--- START OF Dataset content ---

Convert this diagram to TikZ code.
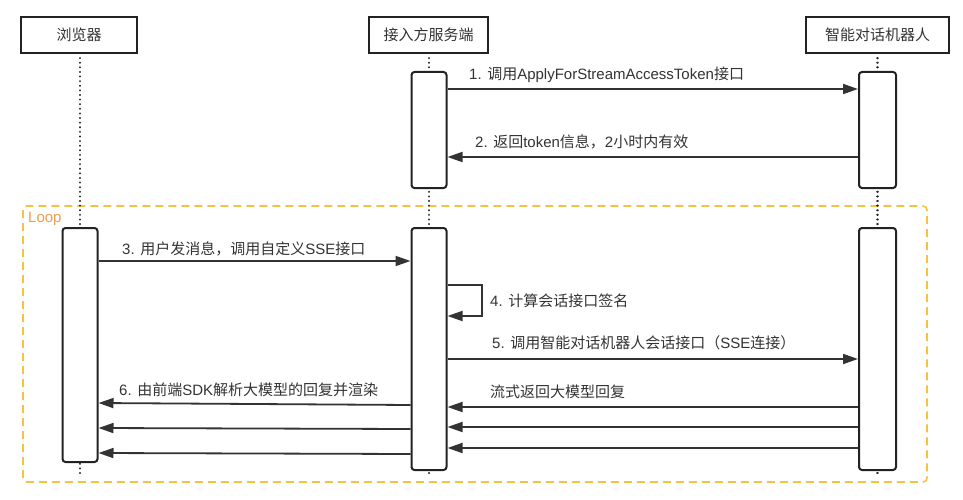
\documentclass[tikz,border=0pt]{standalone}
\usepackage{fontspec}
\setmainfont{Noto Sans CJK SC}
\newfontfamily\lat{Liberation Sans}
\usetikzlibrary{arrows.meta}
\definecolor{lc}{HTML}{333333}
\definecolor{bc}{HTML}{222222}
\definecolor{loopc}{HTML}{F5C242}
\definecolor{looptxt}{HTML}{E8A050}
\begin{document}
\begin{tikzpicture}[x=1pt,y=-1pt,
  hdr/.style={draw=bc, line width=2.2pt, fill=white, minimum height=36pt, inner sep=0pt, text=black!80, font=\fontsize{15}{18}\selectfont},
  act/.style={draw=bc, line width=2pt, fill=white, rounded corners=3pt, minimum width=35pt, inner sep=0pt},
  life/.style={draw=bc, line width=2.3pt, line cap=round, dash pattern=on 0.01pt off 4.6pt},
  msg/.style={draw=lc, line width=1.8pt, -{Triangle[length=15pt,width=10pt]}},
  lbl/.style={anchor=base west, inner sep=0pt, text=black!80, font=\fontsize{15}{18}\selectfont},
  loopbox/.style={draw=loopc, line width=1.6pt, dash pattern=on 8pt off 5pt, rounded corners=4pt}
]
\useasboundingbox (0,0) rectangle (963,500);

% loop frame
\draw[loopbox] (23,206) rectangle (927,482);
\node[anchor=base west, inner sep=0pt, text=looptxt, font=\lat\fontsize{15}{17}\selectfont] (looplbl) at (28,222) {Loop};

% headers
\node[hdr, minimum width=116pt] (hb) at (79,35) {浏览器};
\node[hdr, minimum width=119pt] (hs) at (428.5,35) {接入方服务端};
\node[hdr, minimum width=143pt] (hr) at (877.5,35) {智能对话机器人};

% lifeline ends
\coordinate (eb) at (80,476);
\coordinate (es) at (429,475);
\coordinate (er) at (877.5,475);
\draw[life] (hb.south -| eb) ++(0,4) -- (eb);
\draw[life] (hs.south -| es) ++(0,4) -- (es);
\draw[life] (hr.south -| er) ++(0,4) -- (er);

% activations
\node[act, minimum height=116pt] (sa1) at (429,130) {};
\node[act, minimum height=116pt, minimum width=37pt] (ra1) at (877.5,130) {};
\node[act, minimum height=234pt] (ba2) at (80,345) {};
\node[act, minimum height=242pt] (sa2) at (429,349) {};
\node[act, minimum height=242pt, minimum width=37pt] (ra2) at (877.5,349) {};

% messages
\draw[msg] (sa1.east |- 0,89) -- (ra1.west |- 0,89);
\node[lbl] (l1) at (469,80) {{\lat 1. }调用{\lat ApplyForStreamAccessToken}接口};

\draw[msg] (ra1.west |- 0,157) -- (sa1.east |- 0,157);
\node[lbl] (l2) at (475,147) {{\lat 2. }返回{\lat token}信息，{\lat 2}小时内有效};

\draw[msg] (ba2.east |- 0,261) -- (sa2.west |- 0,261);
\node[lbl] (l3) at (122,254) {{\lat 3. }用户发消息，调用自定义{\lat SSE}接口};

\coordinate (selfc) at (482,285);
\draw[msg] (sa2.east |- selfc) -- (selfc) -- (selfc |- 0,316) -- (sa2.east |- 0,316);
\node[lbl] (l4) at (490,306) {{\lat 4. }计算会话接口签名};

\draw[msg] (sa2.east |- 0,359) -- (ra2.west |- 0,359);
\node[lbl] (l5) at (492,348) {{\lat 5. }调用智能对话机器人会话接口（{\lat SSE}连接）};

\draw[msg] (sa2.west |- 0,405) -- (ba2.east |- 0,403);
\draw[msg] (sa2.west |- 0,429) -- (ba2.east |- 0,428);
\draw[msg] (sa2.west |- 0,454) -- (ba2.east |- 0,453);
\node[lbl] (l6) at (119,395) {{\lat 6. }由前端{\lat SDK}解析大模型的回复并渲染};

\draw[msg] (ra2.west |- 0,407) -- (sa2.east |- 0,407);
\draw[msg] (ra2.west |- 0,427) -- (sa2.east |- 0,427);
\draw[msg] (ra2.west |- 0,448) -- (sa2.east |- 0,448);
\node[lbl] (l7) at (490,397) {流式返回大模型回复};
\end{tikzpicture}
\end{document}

--- END OF Dataset content ---

Quote the full listing above word for word; exclude every picture from the copy.

## Output below
Convert this diagram to TikZ code.
\documentclass[tikz,border=0pt]{standalone}
\usepackage{fontspec}
\setmainfont{Noto Sans CJK SC}
\newfontfamily\lat{Liberation Sans}
\usetikzlibrary{arrows.meta}
\definecolor{lc}{HTML}{333333}
\definecolor{bc}{HTML}{222222}
\definecolor{loopc}{HTML}{F5C242}
\definecolor{looptxt}{HTML}{E8A050}
\begin{document}
\begin{tikzpicture}[x=1pt,y=-1pt,
  hdr/.style={draw=bc, line width=2.2pt, fill=white, minimum height=36pt, inner sep=0pt, text=black!80, font=\fontsize{15}{18}\selectfont},
  act/.style={draw=bc, line width=2pt, fill=white, rounded corners=3pt, minimum width=35pt, inner sep=0pt},
  life/.style={draw=bc, line width=2.3pt, line cap=round, dash pattern=on 0.01pt off 4.6pt},
  msg/.style={draw=lc, line width=1.8pt, -{Triangle[length=15pt,width=10pt]}},
  lbl/.style={anchor=base west, inner sep=0pt, text=black!80, font=\fontsize{15}{18}\selectfont},
  loopbox/.style={draw=loopc, line width=1.6pt, dash pattern=on 8pt off 5pt, rounded corners=4pt}
]
\useasboundingbox (0,0) rectangle (963,500);

% loop frame
\draw[loopbox] (23,206) rectangle (927,482);
\node[anchor=base west, inner sep=0pt, text=looptxt, font=\lat\fontsize{15}{17}\selectfont] (looplbl) at (28,222) {Loop};

% headers
\node[hdr, minimum width=116pt] (hb) at (79,35) {浏览器};
\node[hdr, minimum width=119pt] (hs) at (428.5,35) {接入方服务端};
\node[hdr, minimum width=143pt] (hr) at (877.5,35) {智能对话机器人};

% lifeline ends
\coordinate (eb) at (80,476);
\coordinate (es) at (429,475);
\coordinate (er) at (877.5,475);
\draw[life] (hb.south -| eb) ++(0,4) -- (eb);
\draw[life] (hs.south -| es) ++(0,4) -- (es);
\draw[life] (hr.south -| er) ++(0,4) -- (er);

% activations
\node[act, minimum height=116pt] (sa1) at (429,130) {};
\node[act, minimum height=116pt, minimum width=37pt] (ra1) at (877.5,130) {};
\node[act, minimum height=234pt] (ba2) at (80,345) {};
\node[act, minimum height=242pt] (sa2) at (429,349) {};
\node[act, minimum height=242pt, minimum width=37pt] (ra2) at (877.5,349) {};

% messages
\draw[msg] (sa1.east |- 0,89) -- (ra1.west |- 0,89);
\node[lbl] (l1) at (469,80) {{\lat 1. }调用{\lat ApplyForStreamAccessToken}接口};

\draw[msg] (ra1.west |- 0,157) -- (sa1.east |- 0,157);
\node[lbl] (l2) at (475,147) {{\lat 2. }返回{\lat token}信息，{\lat 2}小时内有效};

\draw[msg] (ba2.east |- 0,261) -- (sa2.west |- 0,261);
\node[lbl] (l3) at (122,254) {{\lat 3. }用户发消息，调用自定义{\lat SSE}接口};

\coordinate (selfc) at (482,285);
\draw[msg] (sa2.east |- selfc) -- (selfc) -- (selfc |- 0,316) -- (sa2.east |- 0,316);
\node[lbl] (l4) at (490,306) {{\lat 4. }计算会话接口签名};

\draw[msg] (sa2.east |- 0,359) -- (ra2.west |- 0,359);
\node[lbl] (l5) at (492,348) {{\lat 5. }调用智能对话机器人会话接口（{\lat SSE}连接）};

\draw[msg] (sa2.west |- 0,405) -- (ba2.east |- 0,403);
\draw[msg] (sa2.west |- 0,429) -- (ba2.east |- 0,428);
\draw[msg] (sa2.west |- 0,454) -- (ba2.east |- 0,453);
\node[lbl] (l6) at (119,395) {{\lat 6. }由前端{\lat SDK}解析大模型的回复并渲染};

\draw[msg] (ra2.west |- 0,407) -- (sa2.east |- 0,407);
\draw[msg] (ra2.west |- 0,427) -- (sa2.east |- 0,427);
\draw[msg] (ra2.west |- 0,448) -- (sa2.east |- 0,448);
\node[lbl] (l7) at (490,397) {流式返回大模型回复};
\end{tikzpicture}
\end{document}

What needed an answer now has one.